Initially, it might appear that this appeal should be dismissed as not arising from a final and hence nonappealable judgment. Ratermann v. Ratermann Realty & Investment Co., 341 S.W.2d 280, 286 (Mo. *322App.1960). However, a motion to intervene has been interpreted in two ways relative as to whether a ruling thereon is final for purposes of appeal. It has been ruled ...
that there are two classes of intervention: (1) those where intervention is not indispensable to the enforcement of a right claimed by the intervenor, and (2) those where the right to intervene is by statute made absolute, or where the claim can be established, preserved or enforced in no other way than by intervention.
City of Hannibal v. Winchester, 360 S.W.2d 371, 375 (Mo.App.1962); see also State ex rel. Knight Oil Co. v. Vardeman, 409 S.W.2d 672, 677 (Mo. banc 1966); and State ex rel. State Farm Mutual Automobile Insurance Co. v. Craig, 364 S.W.2d 343, 346 (Mo.App.1963).

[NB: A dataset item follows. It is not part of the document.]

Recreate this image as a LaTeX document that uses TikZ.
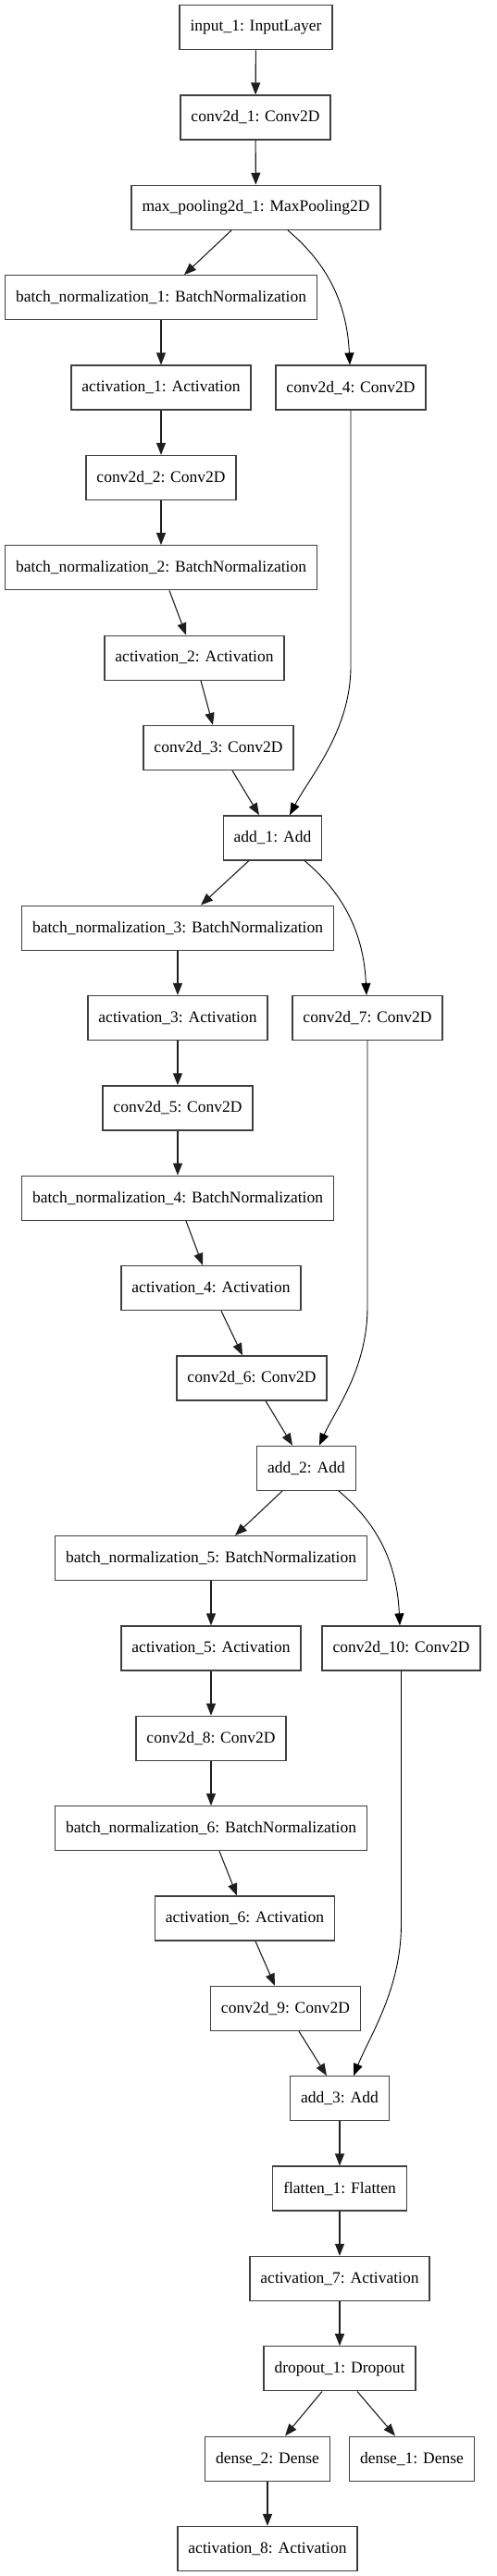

The parties herein do not dispute that appellant’s motion to intervene falls within category (2) above. Thus, the ruling upon appellant’s motion to intervene is reviewable by this court under direct appeal from that ruling. Such motions must, however, be timely. Model Housing & Development Corp. v. Collector of Revenue, 583 S.W.2d 574, 576 (Mo.App.1979). Timeliness is not in issue in the present proceedings.
Respondent’s argument causes this proceeding to be reviewed from a different posture. Respondent does not dispute or argue against appellant’s right to intervene, but instead resists appellant’s right to file a responsive pleading or answer on behalf of Bland. Without elaboration, respondent merely asserts that to allow appellant to file an answer creates an undue burden and unfairness for respondent. It is difficult for this court to understand what respondent is' representing to the court. On the one hand, respondent acknowledges appellant’s right to intervene and to dispute, and hence have a trial upon the issues of liability and damages; but then asserts that to allow those issues to be presented by appellant on behalf of Bland causes respondent to be placed in an unfair or disadvantaged position.
There is no question that appellant, under Rule 52.12(a), has the right to intervene in this cause. There is no question that appellant’s motion was timely. There is no other way appellant’s rights could be adequately represented by existing parties. State ex rel. St. Joseph, Missouri Association of Plumbing, Heating and Cooling Contractors, Inc. v. City of St. Joseph, 579 S.W.2d 804, 806 (Mo.App. 1979). Bland’s default is of no consequence. Craig, supra; Beard v. Jackson, 502 S.W.2d 416, 419 (Mo.App.1973). Appellant was entitled to timely file its motion to intervene. Craig, supra; Alsbach v. Bader, 616 S.W.2d 147, 153 (Mo.App.1981). Appellant also is not precluded from raising any different defense to the petition of respondent, except appellant is foreclosed from denying coverage. Alsbach, supra.
The judgment of the trial court is reversed and the cause is remanded for further proceedings, if any, in conformity with the opinion herein.
DOWD, P.J., and REINHARD, J., concur.